►
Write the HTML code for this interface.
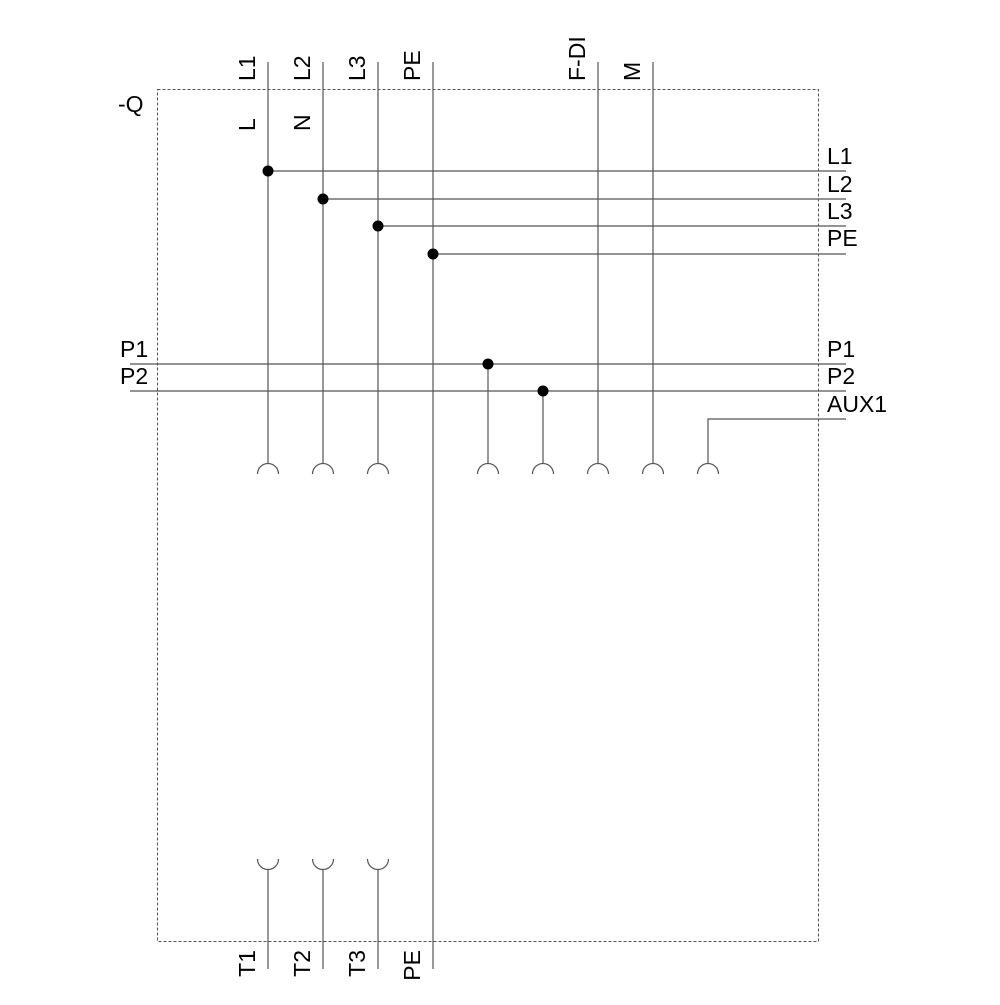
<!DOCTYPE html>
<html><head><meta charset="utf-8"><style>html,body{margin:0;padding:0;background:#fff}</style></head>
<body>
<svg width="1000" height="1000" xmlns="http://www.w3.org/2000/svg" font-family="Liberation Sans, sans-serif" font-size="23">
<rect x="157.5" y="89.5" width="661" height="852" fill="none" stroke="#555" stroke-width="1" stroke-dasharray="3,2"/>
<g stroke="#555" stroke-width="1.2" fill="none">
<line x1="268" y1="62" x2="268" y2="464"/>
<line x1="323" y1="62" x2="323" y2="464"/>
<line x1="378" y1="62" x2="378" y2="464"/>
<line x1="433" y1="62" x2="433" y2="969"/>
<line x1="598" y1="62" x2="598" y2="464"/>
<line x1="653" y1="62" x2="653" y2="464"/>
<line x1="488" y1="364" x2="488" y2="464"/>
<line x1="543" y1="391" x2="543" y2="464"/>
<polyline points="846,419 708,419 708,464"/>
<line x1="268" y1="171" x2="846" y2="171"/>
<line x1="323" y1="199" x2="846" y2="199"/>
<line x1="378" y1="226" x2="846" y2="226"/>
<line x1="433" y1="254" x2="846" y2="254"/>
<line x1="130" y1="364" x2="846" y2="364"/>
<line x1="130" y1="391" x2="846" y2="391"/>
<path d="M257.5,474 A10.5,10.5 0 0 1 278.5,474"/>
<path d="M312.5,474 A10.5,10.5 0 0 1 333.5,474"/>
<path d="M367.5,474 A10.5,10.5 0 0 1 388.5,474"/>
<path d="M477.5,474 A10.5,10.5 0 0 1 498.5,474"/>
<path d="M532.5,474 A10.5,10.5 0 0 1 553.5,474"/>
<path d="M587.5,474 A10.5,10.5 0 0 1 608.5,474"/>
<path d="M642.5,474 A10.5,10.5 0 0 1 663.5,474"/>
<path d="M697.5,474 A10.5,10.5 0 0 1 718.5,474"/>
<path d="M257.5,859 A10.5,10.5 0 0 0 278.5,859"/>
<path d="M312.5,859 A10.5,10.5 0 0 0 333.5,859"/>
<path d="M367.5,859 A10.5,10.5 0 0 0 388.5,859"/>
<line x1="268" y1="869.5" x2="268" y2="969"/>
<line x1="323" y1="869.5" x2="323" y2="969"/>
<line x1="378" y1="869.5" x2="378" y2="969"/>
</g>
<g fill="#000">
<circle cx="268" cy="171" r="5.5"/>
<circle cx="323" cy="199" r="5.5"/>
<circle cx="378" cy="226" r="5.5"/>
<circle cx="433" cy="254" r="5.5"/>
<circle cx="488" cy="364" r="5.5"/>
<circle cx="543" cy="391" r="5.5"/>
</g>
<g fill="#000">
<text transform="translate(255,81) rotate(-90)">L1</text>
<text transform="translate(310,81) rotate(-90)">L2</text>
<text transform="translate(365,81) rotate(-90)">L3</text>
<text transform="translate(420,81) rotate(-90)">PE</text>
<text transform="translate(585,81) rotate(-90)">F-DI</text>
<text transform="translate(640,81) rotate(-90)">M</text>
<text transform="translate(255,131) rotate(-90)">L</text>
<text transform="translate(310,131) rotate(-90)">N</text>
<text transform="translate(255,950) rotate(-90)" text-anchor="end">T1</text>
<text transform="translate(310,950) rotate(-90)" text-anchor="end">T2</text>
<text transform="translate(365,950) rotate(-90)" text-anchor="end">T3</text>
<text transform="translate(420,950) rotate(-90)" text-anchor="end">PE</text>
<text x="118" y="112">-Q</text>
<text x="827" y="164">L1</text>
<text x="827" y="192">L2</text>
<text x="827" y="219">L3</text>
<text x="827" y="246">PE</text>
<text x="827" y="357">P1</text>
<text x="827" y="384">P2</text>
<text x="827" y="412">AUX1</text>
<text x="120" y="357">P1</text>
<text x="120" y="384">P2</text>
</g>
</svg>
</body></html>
◄
►
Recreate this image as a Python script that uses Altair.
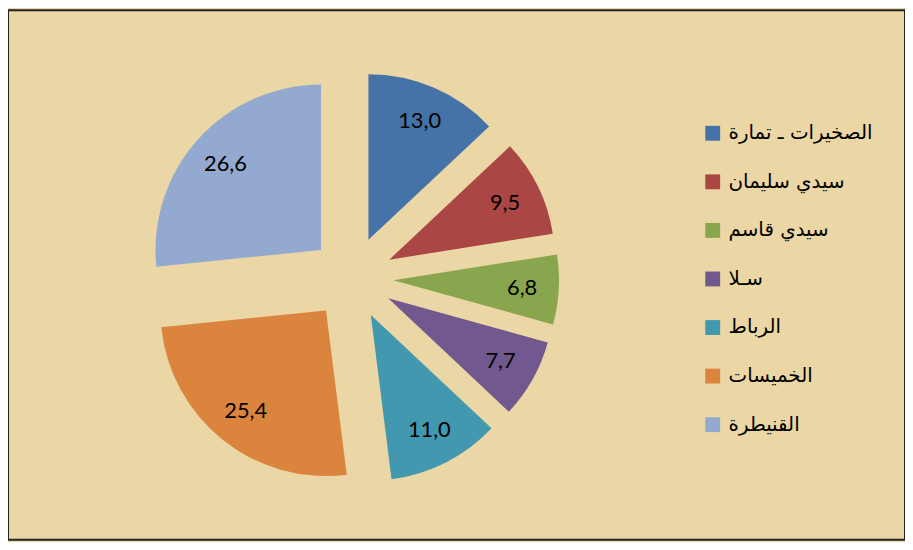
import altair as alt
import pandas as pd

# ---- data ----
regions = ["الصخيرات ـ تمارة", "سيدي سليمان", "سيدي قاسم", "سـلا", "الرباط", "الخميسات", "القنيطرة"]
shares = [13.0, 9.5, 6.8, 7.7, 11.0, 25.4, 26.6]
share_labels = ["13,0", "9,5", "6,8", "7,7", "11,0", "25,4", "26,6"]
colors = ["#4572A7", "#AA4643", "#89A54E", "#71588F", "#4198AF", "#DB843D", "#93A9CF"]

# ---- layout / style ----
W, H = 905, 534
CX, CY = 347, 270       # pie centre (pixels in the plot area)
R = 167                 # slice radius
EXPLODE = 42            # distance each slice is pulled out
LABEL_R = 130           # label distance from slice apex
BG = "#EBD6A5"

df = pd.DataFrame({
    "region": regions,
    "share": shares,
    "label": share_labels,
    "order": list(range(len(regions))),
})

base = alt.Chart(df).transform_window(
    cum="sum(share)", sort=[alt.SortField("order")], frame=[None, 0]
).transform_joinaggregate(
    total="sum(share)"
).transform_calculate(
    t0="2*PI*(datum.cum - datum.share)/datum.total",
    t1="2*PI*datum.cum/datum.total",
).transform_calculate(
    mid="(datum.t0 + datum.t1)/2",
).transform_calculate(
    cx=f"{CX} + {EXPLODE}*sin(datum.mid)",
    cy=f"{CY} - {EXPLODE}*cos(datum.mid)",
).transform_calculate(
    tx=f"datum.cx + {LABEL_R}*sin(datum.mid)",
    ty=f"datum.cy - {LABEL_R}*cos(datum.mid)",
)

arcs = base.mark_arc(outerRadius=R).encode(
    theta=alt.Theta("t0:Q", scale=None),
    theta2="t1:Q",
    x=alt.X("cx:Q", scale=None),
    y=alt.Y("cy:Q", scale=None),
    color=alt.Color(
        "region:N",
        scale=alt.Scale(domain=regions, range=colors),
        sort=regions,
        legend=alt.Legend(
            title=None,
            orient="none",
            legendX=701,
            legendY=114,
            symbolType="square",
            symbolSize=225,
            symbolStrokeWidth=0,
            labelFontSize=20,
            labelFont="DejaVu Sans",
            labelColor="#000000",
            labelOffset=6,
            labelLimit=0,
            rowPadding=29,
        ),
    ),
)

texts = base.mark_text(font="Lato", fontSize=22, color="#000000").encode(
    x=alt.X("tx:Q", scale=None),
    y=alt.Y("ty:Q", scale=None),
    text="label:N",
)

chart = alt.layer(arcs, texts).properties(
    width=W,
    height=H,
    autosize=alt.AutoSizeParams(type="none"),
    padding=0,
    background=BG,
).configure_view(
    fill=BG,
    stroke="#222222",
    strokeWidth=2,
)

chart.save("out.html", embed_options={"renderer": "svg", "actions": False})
◄
Across all the entries, count the lines that contain the word "this" and give the number by itself.

2